[DATA BLOCK]:

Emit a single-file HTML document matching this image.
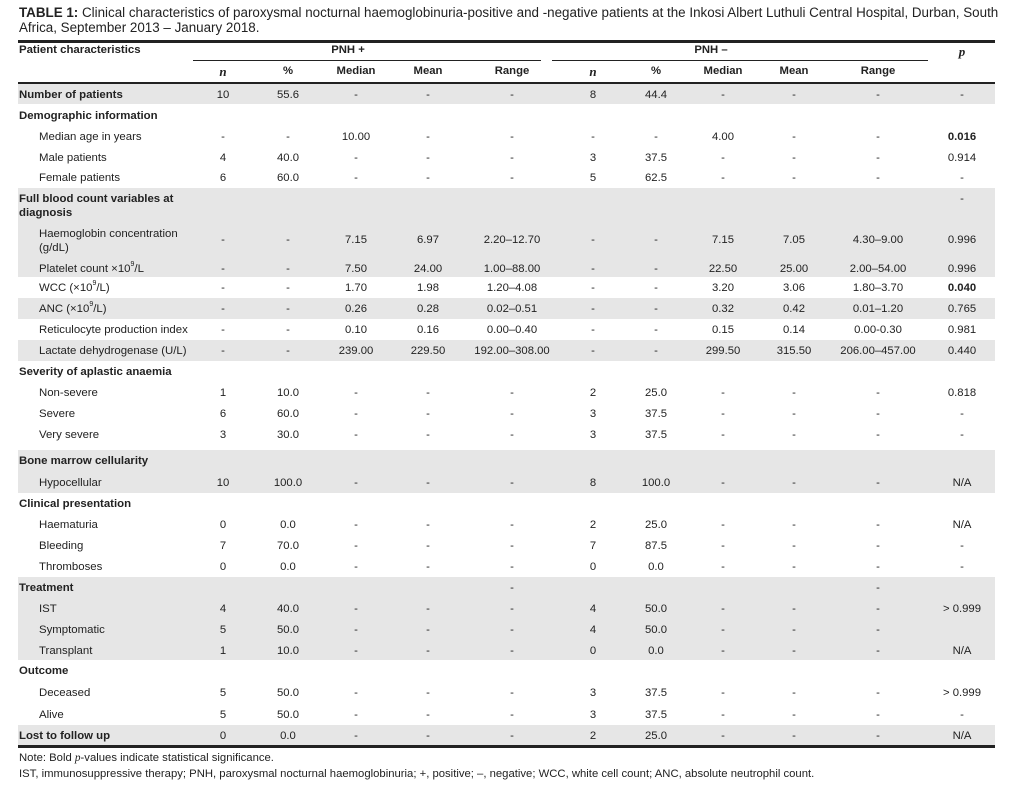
<!DOCTYPE html>
<html><head><meta charset="utf-8"><style>
body{margin:0;width:1031px;height:790px;background:#fff;font-family:"Liberation Sans",sans-serif;color:#222;position:relative;overflow:hidden}
.a{position:absolute;white-space:nowrap}
.t{font-size:13.4px;line-height:15px;left:19px;top:5px;width:990px;white-space:normal}
.c{font-size:11.3px;text-align:center;transform:translateX(-50%)}
.l{font-size:11.4px}
.b{font-weight:bold}
.it{font-family:"Liberation Serif",serif;font-style:italic;font-size:13px}
.bg{position:absolute;left:18px;width:977px;background:#e6e6e6}
.ln{position:absolute;background:#222}
.n{font-size:11.3px;left:19px}
sup{font-size:7px;line-height:0;position:relative;top:-1px;vertical-align:super}
</style></head><body>
<div class="a t"><b>TABLE 1:</b> Clinical characteristics of paroxysmal nocturnal haemoglobinuria-positive and -negative patients at the Inkosi Albert Luthuli Central Hospital, Durban, South Africa, September 2013 – January 2018.</div>
<div id="tbl"></div>
<div class="a n" style="top:752px">Note: Bold <i style="font-family:'Liberation Serif',serif">p</i>-values indicate statistical significance.</div>
<div class="a n" style="top:768px">IST, immunosuppressive therapy; PNH, paroxysmal nocturnal haemoglobinuria; +, positive; –, negative; WCC, white cell count; ANC, absolute neutrophil count.</div>
<script>
const colX=[223,288,356,428,512,593,656,723,794,878,962];
const D='-';
const labels=["Number of patients","Demographic information","Median age in years","Male patients","Female patients","Full blood count variables at<br>diagnosis","Haemoglobin concentration<br>(g/dL)","Platelet count ×10<sup>9</sup>/L","WCC (×10<sup>9</sup>/L)","ANC (×10<sup>9</sup>/L)","Reticulocyte production index","Lactate dehydrogenase (U/L)","Severity of aplastic anaemia","Non-severe","Severe","Very severe","Bone marrow cellularity","Hypocellular","Clinical presentation","Haematuria","Bleeding","Thromboses","Treatment","IST","Symptomatic","Transplant","Outcome","Deceased","Alive","Lost to follow up"];
const kinds=["b","h","s","s","s","h","s","s","s","s","s","s","h","s","s","s","h","s","h","s","s","s","h","s","s","s","h","s","s","b"];
const tops=[84,105,126,147,167,188,223,258,277,298,319,340,361,382,403,424,450,472,493,514,535,556,577,598,619,640,660,682,704,725];
const heights=[20,21,21,20,21,35,35,19,21,21,21,21,21,21,21,21,22,21,21,21,21,21,21,21,21,20,22,22,21,20];
const shaded=[1,0,0,0,0,1,1,1,0,1,0,1,0,0,0,0,1,1,0,0,0,0,1,1,1,1,0,0,0,1];
const values=[
["10","55.6",D,D,D,"8","44.4",D,D,D,D],
["","","","","","","","","","",""],
[D,D,"10.00",D,D,D,D,"4.00",D,D,"0.016"],
["4","40.0",D,D,D,"3","37.5",D,D,D,"0.914"],
["6","60.0",D,D,D,"5","62.5",D,D,D,D],
["","","","","","","","","","",D],
[D,D,"7.15","6.97","2.20–12.70",D,D,"7.15","7.05","4.30–9.00","0.996"],
[D,D,"7.50","24.00","1.00–88.00",D,D,"22.50","25.00","2.00–54.00","0.996"],
[D,D,"1.70","1.98","1.20–4.08",D,D,"3.20","3.06","1.80–3.70","0.040"],
[D,D,"0.26","0.28","0.02–0.51",D,D,"0.32","0.42","0.01–1.20","0.765"],
[D,D,"0.10","0.16","0.00–0.40",D,D,"0.15","0.14","0.00-0.30","0.981"],
[D,D,"239.00","229.50","192.00–308.00",D,D,"299.50","315.50","206.00–457.00","0.440"],
["","","","","","","","","","",""],
["1","10.0",D,D,D,"2","25.0",D,D,D,"0.818"],
["6","60.0",D,D,D,"3","37.5",D,D,D,D],
["3","30.0",D,D,D,"3","37.5",D,D,D,D],
["","","","","","","","","","",""],
["10","100.0",D,D,D,"8","100.0",D,D,D,"N/A"],
["","","","","","","","","","",""],
["0","0.0",D,D,D,"2","25.0",D,D,D,"N/A"],
["7","70.0",D,D,D,"7","87.5",D,D,D,D],
["0","0.0",D,D,D,"0","0.0",D,D,D,D],
["","","","",D,"","","","",D,""],
["4","40.0",D,D,D,"4","50.0",D,D,D,"> 0.999"],
["5","50.0",D,D,D,"4","50.0",D,D,D,""],
["1","10.0",D,D,D,"0","0.0",D,D,D,"N/A"],
["","","","","","","","","","",""],
["5","50.0",D,D,D,"3","37.5",D,D,D,"> 0.999"],
["5","50.0",D,D,D,"3","37.5",D,D,D,D],
["0","0.0",D,D,D,"2","25.0",D,D,D,"N/A"]];
const boldP=["0.016","0.040"];
const hdr=["n","%","Median","Mean","Range","n","%","Median","Mean","Range"];
const T=document.body;
function add(cls,txt,x,y,name,inter){const e=document.createElement('div');e.className=cls;e.innerHTML=txt;e.style.left=x+'px';e.style.top=y+'px';


T.appendChild(e);return e;}
function line(x,y,w,h,name){const e=document.createElement('div');e.className='ln';e.style.cssText+=`left:${x}px;top:${y}px;width:${w}px;height:${h}px`;


T.appendChild(e);}
labels.forEach((lab,i)=>{
 if(shaded[i]){const g=document.createElement('div');g.className='bg';g.style.top=tops[i]+'px';g.style.height=heights[i]+'px';
 
 
 T.appendChild(g);}
});
line(18,40,977,3,'table-top-rule');
line(193,60,348,1,'pnh-positive-rule');
line(552,60,376,1,'pnh-negative-rule');
line(18,82,977,1.5,'header-rule');
line(18,745,977,3,'table-bottom-rule');
add('a l b','Patient characteristics',19,44,'header-characteristics',false);
add('a c b','PNH +',348,44,'header-pnh-positive',false);
add('a c b','PNH –',711,44,'header-pnh-negative',false);
add('a c it b','p',962,44,'header-p-value',false);
hdr.forEach((h,j)=>{const it=h==='n';add('a c b'+(it?' it':''),h,colX[j],it?64:65,'header-'+h.toLowerCase(),false);});
labels.forEach((lab,i)=>{
 const y=tops[i]+4;
 const ind=kinds[i]==='s'?39:19;
 add('a l'+(kinds[i]!=='s'?' b':''),lab,ind,y,'row-label',false).style.lineHeight='14px';
 values[i].forEach((v,j)=>{ if(v==='')return;
  const cy=(i===5)?tops[i]+4:(heights[i]>30?tops[i]+10:y);
  add('a c'+(j===10&&boldP.includes(v)?' b':''),v,colX[j],cy,'cell-value',false).style.lineHeight='14px';
 });
});
</script>
</body></html>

[WHAT IS EXPECTED]: All of the data above should be transcribed verbatim, with pictures omitted.

[ANSWER TO THE TASK]:
Emit a single-file HTML document matching this image.
<!DOCTYPE html>
<html><head><meta charset="utf-8"><style>
body{margin:0;width:1031px;height:790px;background:#fff;font-family:"Liberation Sans",sans-serif;color:#222;position:relative;overflow:hidden}
.a{position:absolute;white-space:nowrap}
.t{font-size:13.4px;line-height:15px;left:19px;top:5px;width:990px;white-space:normal}
.c{font-size:11.3px;text-align:center;transform:translateX(-50%)}
.l{font-size:11.4px}
.b{font-weight:bold}
.it{font-family:"Liberation Serif",serif;font-style:italic;font-size:13px}
.bg{position:absolute;left:18px;width:977px;background:#e6e6e6}
.ln{position:absolute;background:#222}
.n{font-size:11.3px;left:19px}
sup{font-size:7px;line-height:0;position:relative;top:-1px;vertical-align:super}
</style></head><body>
<div class="a t"><b>TABLE 1:</b> Clinical characteristics of paroxysmal nocturnal haemoglobinuria-positive and -negative patients at the Inkosi Albert Luthuli Central Hospital, Durban, South Africa, September 2013 – January 2018.</div>
<div id="tbl"></div>
<div class="a n" style="top:752px">Note: Bold <i style="font-family:'Liberation Serif',serif">p</i>-values indicate statistical significance.</div>
<div class="a n" style="top:768px">IST, immunosuppressive therapy; PNH, paroxysmal nocturnal haemoglobinuria; +, positive; –, negative; WCC, white cell count; ANC, absolute neutrophil count.</div>
<script>
const colX=[223,288,356,428,512,593,656,723,794,878,962];
const D='-';
const labels=["Number of patients","Demographic information","Median age in years","Male patients","Female patients","Full blood count variables at<br>diagnosis","Haemoglobin concentration<br>(g/dL)","Platelet count ×10<sup>9</sup>/L","WCC (×10<sup>9</sup>/L)","ANC (×10<sup>9</sup>/L)","Reticulocyte production index","Lactate dehydrogenase (U/L)","Severity of aplastic anaemia","Non-severe","Severe","Very severe","Bone marrow cellularity","Hypocellular","Clinical presentation","Haematuria","Bleeding","Thromboses","Treatment","IST","Symptomatic","Transplant","Outcome","Deceased","Alive","Lost to follow up"];
const kinds=["b","h","s","s","s","h","s","s","s","s","s","s","h","s","s","s","h","s","h","s","s","s","h","s","s","s","h","s","s","b"];
const tops=[84,105,126,147,167,188,223,258,277,298,319,340,361,382,403,424,450,472,493,514,535,556,577,598,619,640,660,682,704,725];
const heights=[20,21,21,20,21,35,35,19,21,21,21,21,21,21,21,21,22,21,21,21,21,21,21,21,21,20,22,22,21,20];
const shaded=[1,0,0,0,0,1,1,1,0,1,0,1,0,0,0,0,1,1,0,0,0,0,1,1,1,1,0,0,0,1];
const values=[
["10","55.6",D,D,D,"8","44.4",D,D,D,D],
["","","","","","","","","","",""],
[D,D,"10.00",D,D,D,D,"4.00",D,D,"0.016"],
["4","40.0",D,D,D,"3","37.5",D,D,D,"0.914"],
["6","60.0",D,D,D,"5","62.5",D,D,D,D],
["","","","","","","","","","",D],
[D,D,"7.15","6.97","2.20–12.70",D,D,"7.15","7.05","4.30–9.00","0.996"],
[D,D,"7.50","24.00","1.00–88.00",D,D,"22.50","25.00","2.00–54.00","0.996"],
[D,D,"1.70","1.98","1.20–4.08",D,D,"3.20","3.06","1.80–3.70","0.040"],
[D,D,"0.26","0.28","0.02–0.51",D,D,"0.32","0.42","0.01–1.20","0.765"],
[D,D,"0.10","0.16","0.00–0.40",D,D,"0.15","0.14","0.00-0.30","0.981"],
[D,D,"239.00","229.50","192.00–308.00",D,D,"299.50","315.50","206.00–457.00","0.440"],
["","","","","","","","","","",""],
["1","10.0",D,D,D,"2","25.0",D,D,D,"0.818"],
["6","60.0",D,D,D,"3","37.5",D,D,D,D],
["3","30.0",D,D,D,"3","37.5",D,D,D,D],
["","","","","","","","","","",""],
["10","100.0",D,D,D,"8","100.0",D,D,D,"N/A"],
["","","","","","","","","","",""],
["0","0.0",D,D,D,"2","25.0",D,D,D,"N/A"],
["7","70.0",D,D,D,"7","87.5",D,D,D,D],
["0","0.0",D,D,D,"0","0.0",D,D,D,D],
["","","","",D,"","","","",D,""],
["4","40.0",D,D,D,"4","50.0",D,D,D,"> 0.999"],
["5","50.0",D,D,D,"4","50.0",D,D,D,""],
["1","10.0",D,D,D,"0","0.0",D,D,D,"N/A"],
["","","","","","","","","","",""],
["5","50.0",D,D,D,"3","37.5",D,D,D,"> 0.999"],
["5","50.0",D,D,D,"3","37.5",D,D,D,D],
["0","0.0",D,D,D,"2","25.0",D,D,D,"N/A"]];
const boldP=["0.016","0.040"];
const hdr=["n","%","Median","Mean","Range","n","%","Median","Mean","Range"];
const T=document.body;
function add(cls,txt,x,y,name,inter){const e=document.createElement('div');e.className=cls;e.innerHTML=txt;e.style.left=x+'px';e.style.top=y+'px';


T.appendChild(e);return e;}
function line(x,y,w,h,name){const e=document.createElement('div');e.className='ln';e.style.cssText+=`left:${x}px;top:${y}px;width:${w}px;height:${h}px`;


T.appendChild(e);}
labels.forEach((lab,i)=>{
 if(shaded[i]){const g=document.createElement('div');g.className='bg';g.style.top=tops[i]+'px';g.style.height=heights[i]+'px';
 
 
 T.appendChild(g);}
});
line(18,40,977,3,'table-top-rule');
line(193,60,348,1,'pnh-positive-rule');
line(552,60,376,1,'pnh-negative-rule');
line(18,82,977,1.5,'header-rule');
line(18,745,977,3,'table-bottom-rule');
add('a l b','Patient characteristics',19,44,'header-characteristics',false);
add('a c b','PNH +',348,44,'header-pnh-positive',false);
add('a c b','PNH –',711,44,'header-pnh-negative',false);
add('a c it b','p',962,44,'header-p-value',false);
hdr.forEach((h,j)=>{const it=h==='n';add('a c b'+(it?' it':''),h,colX[j],it?64:65,'header-'+h.toLowerCase(),false);});
labels.forEach((lab,i)=>{
 const y=tops[i]+4;
 const ind=kinds[i]==='s'?39:19;
 add('a l'+(kinds[i]!=='s'?' b':''),lab,ind,y,'row-label',false).style.lineHeight='14px';
 values[i].forEach((v,j)=>{ if(v==='')return;
  const cy=(i===5)?tops[i]+4:(heights[i]>30?tops[i]+10:y);
  add('a c'+(j===10&&boldP.includes(v)?' b':''),v,colX[j],cy,'cell-value',false).style.lineHeight='14px';
 });
});
</script>
</body></html>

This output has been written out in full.